• Problem to work on
Scan the records below for the line with "Output the Python" and the line with "from matplotlib.ticker import FuncFormatter", and retype that range exactly, both ends included, pictures excepted.

====

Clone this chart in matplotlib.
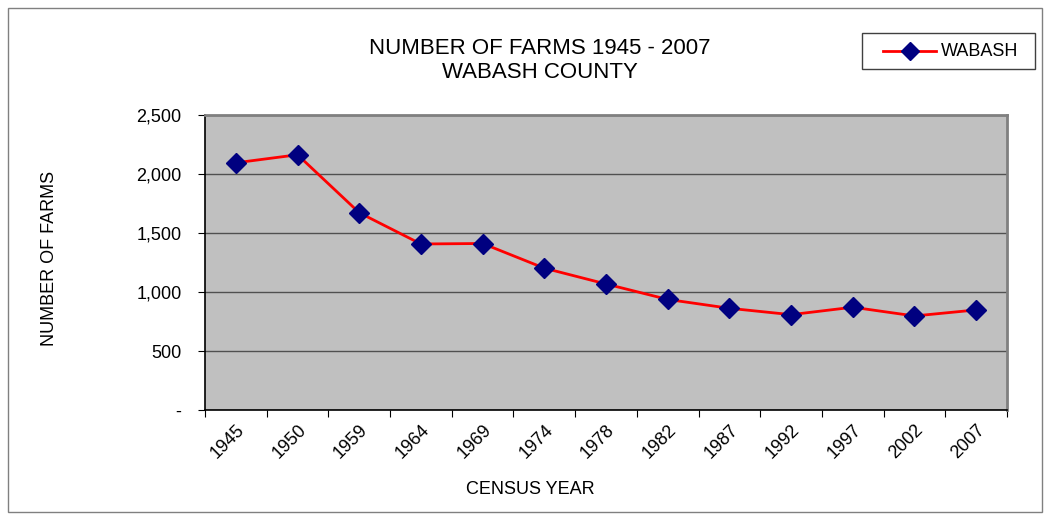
import matplotlib
matplotlib.use("Agg")
import matplotlib.pyplot as plt
from matplotlib.patches import Rectangle
from matplotlib.lines import Line2D
import numpy as np

plt.rcParams['font.family'] = ['Liberation Sans', 'DejaVu Sans']

years = ["1945", "1950", "1959", "1964", "1969", "1974", "1978",
         "1982", "1987", "1992", "1997", "2002", "2007"]
farms = [2095, 2163, 1672, 1407, 1411, 1202, 1068,
         937, 862, 808, 871, 797, 848]
y_ticks = [0, 500, 1000, 1500, 2000, 2500]
y_tick_labels = ["-", "500", "1,000", "1,500", "2,000", "2,500"]

W, H = 1050, 517


def fx(px):
    return px / W


def fy(py):
    return 1 - py / H


fig = plt.figure(figsize=(W / 100, H / 100), dpi=100)
fig.patch.set_facecolor("white")

# outer chart border
fig.add_artist(Rectangle((fx(8), fy(512)), 1034 / W, 504 / H,
                         transform=fig.transFigure, fill=False,
                         edgecolor="#808080", linewidth=1.0))

ax = fig.add_axes([fx(205), fy(410), 802 / W, 295 / H])
ax.set_facecolor("#C0C0C0")

x = np.arange(len(years)) + 0.5
ax.plot(x, farms, color="#FF0000", linewidth=2.0, marker="D",
        markersize=10.5, markerfacecolor="#000080", markeredgecolor="#000080",
        zorder=3)

ax.set_xlim(0, len(years))
ax.set_ylim(0, 2500)
ax.set_yticks(y_ticks)
ax.set_yticklabels(y_tick_labels, fontsize=13)
ax.set_xticks(np.arange(len(years) + 1), minor=False)
ax.set_xticklabels([])
ax.set_xticks(x, minor=True)
ax.set_xticklabels(years, minor=True, rotation=45, fontsize=13,
                   ha="right", va="top", rotation_mode="anchor")
ax.tick_params(axis="x", which="minor", length=0, pad=8)
ax.tick_params(axis="x", which="major", length=5, direction="out", color="black")
ax.tick_params(axis="y", length=5, direction="out", color="black", pad=12)

ax.yaxis.grid(True, color="#505050", linewidth=1.0)
ax.set_axisbelow(True)

for side in ("top", "right"):
    ax.spines[side].set_color("#808080")
    ax.spines[side].set_linewidth(2.0)
for side in ("left", "bottom"):
    ax.spines[side].set_color("black")
    ax.spines[side].set_linewidth(1.2)

fig.text(fx(540), fy(48), "NUMBER OF FARMS 1945 - 2007",
         ha="center", va="center", fontsize=16)
fig.text(fx(540), fy(72), "WABASH COUNTY",
         ha="center", va="center", fontsize=16)
fig.text(fx(50), fy(258), "NUMBER OF FARMS", rotation=90,
         ha="center", va="center", fontsize=13)
fig.text(fx(530), fy(490), "CENSUS YEAR",
         ha="center", va="center", fontsize=13)

# legend box with series key
fig.add_artist(Rectangle((fx(862), fy(69)), 173 / W, 36 / H,
                         transform=fig.transFigure, fill=True,
                         facecolor="white", edgecolor="#404040",
                         linewidth=1.0, zorder=4))
fig.add_artist(Line2D([fx(883), fx(936)], [fy(51), fy(51)],
                      transform=fig.transFigure, color="#FF0000",
                      linewidth=2.0, zorder=5))
fig.add_artist(Line2D([fx(910)], [fy(51)], transform=fig.transFigure,
                      marker="D", markersize=9, markerfacecolor="#000080",
                      markeredgecolor="#000080", linestyle="none", zorder=6))
fig.text(fx(941), fy(51), "WABASH", ha="left", va="center",
         fontsize=13, zorder=6)

fig.savefig("out.png", dpi=100, facecolor="white")
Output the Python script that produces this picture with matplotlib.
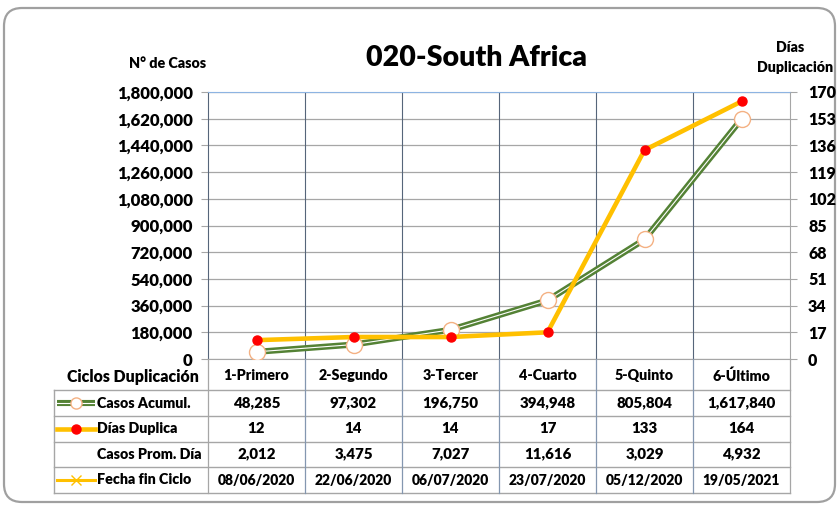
import numpy as np
import matplotlib
matplotlib.use('Agg')
import matplotlib.pyplot as plt
from matplotlib.patches import FancyBboxPatch
from matplotlib.ticker import FuncFormatter

plt.rcParams['font.family'] = ['Lato', 'DejaVu Sans']
plt.rcParams['font.weight'] = 'heavy'

ciclos = ['1-Primero', '2-Segundo', '3-Tercer', '4-Cuarto', '5-Quinto', '6-Último']
casos_acumul = [48285, 97302, 196750, 394948, 805804, 1617840]
dias_duplica = [12, 14, 14, 17, 133, 164]
casos_prom_dia = [2012, 3475, 7027, 11616, 3029, 4932]
fecha_fin = ['08/06/2020', '22/06/2020', '06/07/2020', '23/07/2020',
             '05/12/2020', '19/05/2021']

left_ticks = np.arange(0, 1800001, 180000)
right_ticks = np.arange(0, 171, 17)

GREEN = '#548235'
GOLD = '#FFC000'
RED = '#FF0000'
ORANGE = '#F4B183'
GRID = '#A6A6A6'
VLINE = '#56657A'

W, H = 840, 505
fig = plt.figure(figsize=(W / 100, H / 100), dpi=100)

# background / frame in pixel coordinates
bg = fig.add_axes([0, 0, 1, 1])
bg.set_xlim(0, W)
bg.set_ylim(H, 0)
bg.axis('off')
bg.add_patch(FancyBboxPatch((4, 8), 831, 494,
                            boxstyle='round,pad=0,rounding_size=18',
                            fc='white', ec='#A0A0A0', lw=1.6))
bg.text(476, 58, '020-South Africa', ha='center', va='center', fontsize=20.5)
bg.text(168, 63, 'N° de Casos', ha='center', va='center', fontsize=10.3)
bg.text(790, 47, 'Días', ha='center', va='center', fontsize=10.3)
bg.text(795, 68, 'Duplicación', ha='center', va='center', fontsize=10.3)

# main plot
x = np.arange(len(ciclos))
ax = fig.add_axes([208 / W, 1 - 359 / H, 582 / W, 267 / H])
ax.set_facecolor('none')
ax.set_xlim(-0.5, len(ciclos) - 0.5)
ax.set_ylim(0, 1800000)
ax.set_yticks(left_ticks)
ax.yaxis.set_major_formatter(FuncFormatter(lambda v, p: f'{v:,.0f}'))
ax.set_xticks([])
ax.tick_params(axis='y', labelsize=12, length=5, color=GRID, pad=6)
ax.grid(axis='y', color=GRID, lw=0.9)
ax.set_axisbelow(True)
for i in range(len(ciclos) - 1):
    ax.axvline(i + 0.5, color=VLINE, lw=0.8, zorder=1)
for s in ['left', 'right', 'bottom']:
    ax.spines[s].set_color(GRID)
ax.spines['left'].set_color(VLINE)
ax.spines['top'].set_color('#8DB4E2')

ax.plot(x, casos_acumul, color=GREEN, lw=4.4, zorder=3, solid_capstyle='butt')
ax.plot(x, casos_acumul, color='white', lw=0.8, zorder=3)
ax.plot(x, casos_acumul, ls='none', marker='o', ms=11.5, mfc='white',
        mec=ORANGE, mew=1.0, zorder=4)

ax2 = ax.twinx()
ax2.set_ylim(0, 170)
ax2.set_yticks(right_ticks)
ax2.tick_params(axis='y', labelsize=11.5, length=5, color=GRID, pad=8)
for s in ax2.spines.values():
    s.set_visible(False)
ax2.plot(x, dias_duplica, color=GOLD, lw=3.3, zorder=3)
ax2.plot(x, dias_duplica, ls='none', marker='o', ms=6.5, mfc=RED, mec=RED,
         zorder=4)

# data table below the plot
tleft = -0.5 - (208 - 54) / 97
tb = fig.add_axes([54 / W, 1 - 493 / H, 736 / W, 134 / H])
tb.set_xlim(tleft, len(ciclos) - 0.5)
tb.set_ylim(493, 359)
tb.axis('off')

row_edges = [390, 416, 441.5, 467, 493]
for y in row_edges:
    tb.plot([tleft, len(ciclos) - 0.5], [y, y], color=GRID, lw=1.0,
            clip_on=False)
tb.plot([tleft, tleft], [390, 493], color=GRID, lw=1.0, clip_on=False)
for i in range(len(ciclos) + 1):
    tb.plot([i - 0.5, i - 0.5], [359, 493],
            color='#8497B0' if 0 < i < len(ciclos) else GRID,
            lw=0.9, clip_on=False)

tb.text(tleft + 13 / 97, 377, 'Ciclos Duplicación', ha='left', va='center',
        fontsize=11.4)
rows = [
    ('Casos Acumul.', [f'{v:,}' for v in casos_acumul]),
    ('Días Duplica', [str(v) for v in dias_duplica]),
    ('Casos Prom. Día', [f'{v:,}' for v in casos_prom_dia]),
    ('Fecha fin Ciclo', fecha_fin),
]
for i, c in enumerate(ciclos):
    tb.text(i, 376, c, ha='center', va='center', fontsize=10.3)
lab_x = tleft + 43 / 97
for r, (label, vals) in enumerate(rows):
    yc = (row_edges[r] + row_edges[r + 1]) / 2
    tb.text(lab_x, yc, label, ha='left', va='center', fontsize=10.3)
    for i, v in enumerate(vals):
        tb.text(i, yc, v, ha='center', va='center',
                fontsize=10 if '/' in v else 10.8)

# legend keys in the table
sx0, sx1, smid = tleft + 3 / 97, tleft + 41 / 97, tleft + 22 / 97
yc = (row_edges[0] + row_edges[1]) / 2
tb.plot([sx0, sx1], [yc, yc], color=GREEN, lw=4.4, solid_capstyle='butt')
tb.plot([sx0, sx1], [yc, yc], color='white', lw=0.8)
tb.plot([smid], [yc], marker='o', ms=8, mfc='white', mec=ORANGE, mew=1.0)
yc = (row_edges[1] + row_edges[2]) / 2
tb.plot([sx0, sx1], [yc, yc], color=GOLD, lw=3.3)
tb.plot([smid], [yc], marker='o', ms=6.5, mfc=RED, mec=RED)
yc = (row_edges[3] + row_edges[4]) / 2
tb.plot([sx0, sx1], [yc, yc], color=GOLD, lw=2.2)
tb.plot([smid], [yc], marker='x', ms=7, mec=GOLD, mew=1.0)

fig.savefig('out.png', dpi=100)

====

• Answer in full
Output the Python script that produces this picture with matplotlib.
import numpy as np
import matplotlib
matplotlib.use('Agg')
import matplotlib.pyplot as plt
from matplotlib.patches import FancyBboxPatch
from matplotlib.ticker import FuncFormatter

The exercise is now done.